History is repeating itself in Tennessee.
In April, state representative Justin Jones, an outspoken young Democrat from Nashville, was expelled from the legislature for speaking out with two fellow lawmakers alongside protesters against the Republican majority’s inaction on gun violence, following a devastating school shooting in March where three children were killed at a Christian elementary school.
This month, Mr Jones, along with fellow expelled colleague Rep Justin Pearson, won special elections and were sent back to the Tennessee House, right in time for a special session called to address public safety. The process began again.
On Monday, Mr Jones expressed his doubts about a bill under consideration that would put armed police officers in public schools, even on campuses which hadn’t adopted such measures by choice.
As The Independent has reported, such “school resource officers” (SRO) have been shown by research to have little impact on detering mass shootings, and actually fuel racial disparities in which students are punished.
“SROs have not been shown to reduce instances of mass shootings,” Mr Jones said, arguing, “We need to pay our teachers better, we don’t need more police in our schools.”
“Representative Jones, you are off the bill again,” fired back House Speaker Cameron Sexton, one of the leaders of the original process to expel the so-called “Tennessee Three.”

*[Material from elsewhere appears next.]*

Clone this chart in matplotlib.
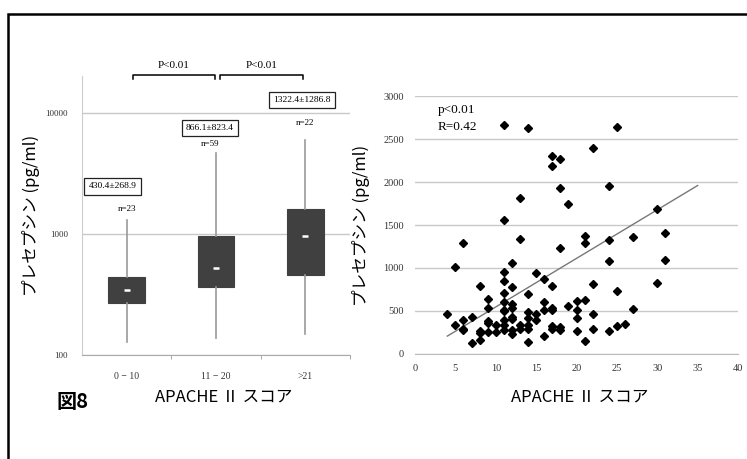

The Republican leader declared Mr Jones out of order and in violation of new house leaders, triggering a vote on whether to silence the Democrat from further legislative debate. The move passed 70-20 on party lines.
Mr Jones railed against the decision, calling it another instance of the House leadership focusing on bare-knuckle politics instead of making Tennessee safety.
“Their priorities are out of order,” he wrote on X, the social media platform previously known as Twitter, after the vote. “Their leadership is out of order. The House is out of order.”
There were other parallels as well.
Much like the first time Mr Jones and his allies spoke out, the Tennessee House ended its special session on Tuesday without making any major changes to firearms laws in the state, leaving in place the same status quo that prompted the Tennessee Three to take to the House floor and chant alongside protesters assembled in the galleries back in April.
Now, as then, survivors of the March Covenant shooting left the process feeling unheard.
"We held a special session following the extraordinary tragedy of a mass shooting that took place at the Covenant School, and we took no meaningful action," Shoop Neumann, the mother of a child who survived the shooting, told The Nashville Tennessean. “The divisiveness we have all witnessed makes us long for a unified community. We need legislators on both sides of the aisle to be able to have respectful, thoughtful debate regarding potential solutions to end gun violence."
As the paper reported, the session ended with little major change, with legislators only agreeing to modest funding increases for state mental health workers and gun safety PSAs.
Anti-gun violence protesters have been evicted multiple times from the legislative viewing gallery as lawmakers fail to pass meaningful gun reform after the Covenant shooting— (REUTERS)
Much like the first Tennessee Three episode, the special session also saw Republican lawmakers order state capitol police officers to clear out the House’s viewing gallery, after crowds began chanting “fascists” and “racists” when Rep Jones was silenced.
The second silencing vote caps off what’s been an unprecedented session of the Tennessee legislature.
Earlier this year, observers of state politics said they had never seen legislators act so aggressively towards colleagues for speaking out.
Carrie Russell, a lecturer in political science and expert on Southern politics at Nashville’s Vanderbilt University, told The Independent the original silencing votes were an “exercise of power solely for power’s sake” with a ruthlessness akin to “a pack of dogs refusing to stop biting.”
She noted that in the rare instances anyone is removed from office in Tennessee or any other state, it’s usually after a legislator has been convicted of a serious crime.
“No laws – local, state or federal – were broken here,” she said of the original protest where three Democratic lawmakers – Reps Justin Jones, Gloria Johnson, and Justin Pearson – spoke from the House floor and joined in chants with protesters who had entered the capitol building.
“They were well within their constitutional rights to speak out during the House recess, per the state and federal constitution.”
“We will work towards ensuring every one of those seats is replaced by someone who has a true desire to listen to their constituents over firearm association lobbyists,” she added. “We will be back in January,” Ms Neumann said in her interview with The Tennessean.
Mr Jones had an even more pointed message after the vote.
“It’s time for a new Speaker,” he wrote on X.